7. Change your money from licensed money changers.

Do not seek help of random people to change your currency. In the main cities there will be hundreds of people who would ask you if you want to change your money. And if you say yes, you will get a very low rate, or the person may disappear altogether with your money. There are many shops that offer to change your money at very low rates.

Check the exchange rate for the day, and ask for that rate only. Because the well reputed money changers offer you the same rate. State banks have good exchange rates most of the time. But compare rates before you commit to change.

8. Water. Buy it from a decent shop.

Do not buy water bottles from the vendors on trains and buses. Those bottles are “specially made for buses.” In other words those bottles are not quality controlled, and they contain tap water which is why it is sold cold most of the time so that you won’t taste the chlorine. Occasionally you might even find tiny pieces of trash if you take a close look at them. Some trusted brands of water would be American, Crystal, Keells (sold at Keells Supermarket outlets), My Choice (sold at Food City supermarket outlets ), P&S (sold at Perera and Sons outlets found in all major cities), and Aqua (by Access group). You will find at least one of those brands at leading supermarkets in almost every city in Sri Lanka. You can find average prices on our price page.

9. SIM cards. Do not go for “special offers.”

Buy your SIM card from a small shop in a town, not from the airport. That will save at least 15 USD which you can use for something else. All major telecom operators have a counter at the airport selling SIM cards with data etc., at exorbitant prices. But at any other shop those SIM cards would be around 100 rupees (approx. 50cts USD), or sometimes even free. Then you can reload your SIM with some funds and activate an internet package. I will post some suggestions here.

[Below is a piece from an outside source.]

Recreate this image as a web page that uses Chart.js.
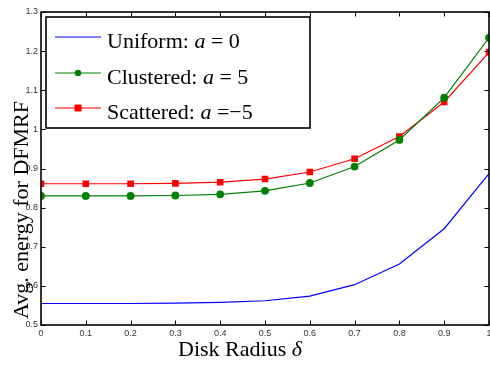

10. Call the police. They will help you.

If you fall victim to any kind of scam do not hesitate to find the nearest police station and make a complaint. Sri Lanka police usually take prompt action in such cases. They will try their best to find the culprits and render justice, and return whatever possessions stolen from you if it is a theft. There is the occasional carelessness of authorities at lower level but you can always reach the higher officials if that is the case.

Tourist Police: +94 11 242 1052 / Emergency 119

I will add to this list as I remember things but for now I believe that this would keep you safe.